▶ **Request**
Only the lines from the top of the listing below to the line that has "800000, 1000000, 1200000];" should be echoed, with both ends kept and pictures left out.

▶ **Provided material**
——
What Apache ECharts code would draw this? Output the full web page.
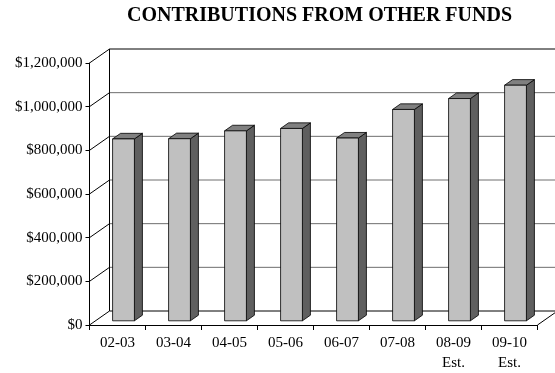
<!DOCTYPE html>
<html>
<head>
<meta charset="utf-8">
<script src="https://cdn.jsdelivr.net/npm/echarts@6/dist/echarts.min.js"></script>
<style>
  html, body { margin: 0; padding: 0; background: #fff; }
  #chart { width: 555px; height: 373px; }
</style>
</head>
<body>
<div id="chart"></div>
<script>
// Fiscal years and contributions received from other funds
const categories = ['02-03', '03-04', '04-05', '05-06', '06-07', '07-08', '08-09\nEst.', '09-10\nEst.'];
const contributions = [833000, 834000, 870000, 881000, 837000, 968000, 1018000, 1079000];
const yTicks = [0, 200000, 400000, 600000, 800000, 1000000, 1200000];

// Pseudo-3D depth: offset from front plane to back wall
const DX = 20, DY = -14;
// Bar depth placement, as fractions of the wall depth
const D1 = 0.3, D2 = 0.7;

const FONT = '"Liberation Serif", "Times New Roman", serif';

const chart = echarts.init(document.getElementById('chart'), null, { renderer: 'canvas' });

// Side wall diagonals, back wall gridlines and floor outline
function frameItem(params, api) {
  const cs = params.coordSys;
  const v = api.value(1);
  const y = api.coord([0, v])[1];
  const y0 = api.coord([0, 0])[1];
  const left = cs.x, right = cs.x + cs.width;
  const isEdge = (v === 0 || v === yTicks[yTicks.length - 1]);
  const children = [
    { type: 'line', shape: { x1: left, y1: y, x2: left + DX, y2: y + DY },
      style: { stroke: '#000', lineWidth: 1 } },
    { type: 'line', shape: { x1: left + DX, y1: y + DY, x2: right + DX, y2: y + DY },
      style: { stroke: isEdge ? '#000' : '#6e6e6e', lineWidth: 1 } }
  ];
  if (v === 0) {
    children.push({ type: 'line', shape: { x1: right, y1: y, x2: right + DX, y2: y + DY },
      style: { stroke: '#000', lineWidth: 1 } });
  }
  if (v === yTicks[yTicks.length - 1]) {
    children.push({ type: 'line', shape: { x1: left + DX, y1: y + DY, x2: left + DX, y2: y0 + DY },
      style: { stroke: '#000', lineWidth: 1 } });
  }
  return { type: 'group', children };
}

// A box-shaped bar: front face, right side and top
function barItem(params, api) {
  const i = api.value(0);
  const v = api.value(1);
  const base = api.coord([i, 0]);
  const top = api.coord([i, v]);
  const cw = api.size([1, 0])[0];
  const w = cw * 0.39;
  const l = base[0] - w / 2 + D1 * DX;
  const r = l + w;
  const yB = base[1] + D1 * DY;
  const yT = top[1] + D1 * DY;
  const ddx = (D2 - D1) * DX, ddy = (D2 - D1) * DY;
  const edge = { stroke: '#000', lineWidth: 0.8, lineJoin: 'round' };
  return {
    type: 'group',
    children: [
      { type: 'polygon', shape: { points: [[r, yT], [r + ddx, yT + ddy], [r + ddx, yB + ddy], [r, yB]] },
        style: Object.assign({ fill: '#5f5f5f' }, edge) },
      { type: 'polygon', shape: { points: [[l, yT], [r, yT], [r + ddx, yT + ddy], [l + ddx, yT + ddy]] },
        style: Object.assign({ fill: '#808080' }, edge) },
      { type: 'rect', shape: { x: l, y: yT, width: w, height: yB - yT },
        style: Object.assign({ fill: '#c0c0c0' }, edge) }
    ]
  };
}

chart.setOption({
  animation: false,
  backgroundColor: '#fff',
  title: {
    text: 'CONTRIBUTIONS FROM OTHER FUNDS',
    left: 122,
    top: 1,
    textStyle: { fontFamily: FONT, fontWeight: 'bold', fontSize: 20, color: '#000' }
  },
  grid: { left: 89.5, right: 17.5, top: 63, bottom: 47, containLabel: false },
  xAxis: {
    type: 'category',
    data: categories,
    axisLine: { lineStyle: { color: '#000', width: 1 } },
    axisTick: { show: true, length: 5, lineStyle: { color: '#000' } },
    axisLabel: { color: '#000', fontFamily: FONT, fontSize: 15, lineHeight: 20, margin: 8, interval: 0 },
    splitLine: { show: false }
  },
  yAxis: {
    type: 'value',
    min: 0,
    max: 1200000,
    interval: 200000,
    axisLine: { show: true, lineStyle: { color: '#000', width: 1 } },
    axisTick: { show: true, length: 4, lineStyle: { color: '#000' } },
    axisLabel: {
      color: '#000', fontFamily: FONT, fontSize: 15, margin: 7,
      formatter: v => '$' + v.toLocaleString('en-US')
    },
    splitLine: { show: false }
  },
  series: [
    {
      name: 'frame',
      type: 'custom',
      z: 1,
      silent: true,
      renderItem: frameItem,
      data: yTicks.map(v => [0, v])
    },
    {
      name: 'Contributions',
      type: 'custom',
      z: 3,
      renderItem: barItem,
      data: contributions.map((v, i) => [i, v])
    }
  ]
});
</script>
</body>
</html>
——
▶ **Solution to this problem**
What Apache ECharts code would draw this? Output the full web page.
<!DOCTYPE html>
<html>
<head>
<meta charset="utf-8">
<script src="https://cdn.jsdelivr.net/npm/echarts@6/dist/echarts.min.js"></script>
<style>
  html, body { margin: 0; padding: 0; background: #fff; }
  #chart { width: 555px; height: 373px; }
</style>
</head>
<body>
<div id="chart"></div>
<script>
// Fiscal years and contributions received from other funds
const categories = ['02-03', '03-04', '04-05', '05-06', '06-07', '07-08', '08-09\nEst.', '09-10\nEst.'];
const contributions = [833000, 834000, 870000, 881000, 837000, 968000, 1018000, 1079000];
const yTicks = [0, 200000, 400000, 600000, 800000, 1000000, 1200000];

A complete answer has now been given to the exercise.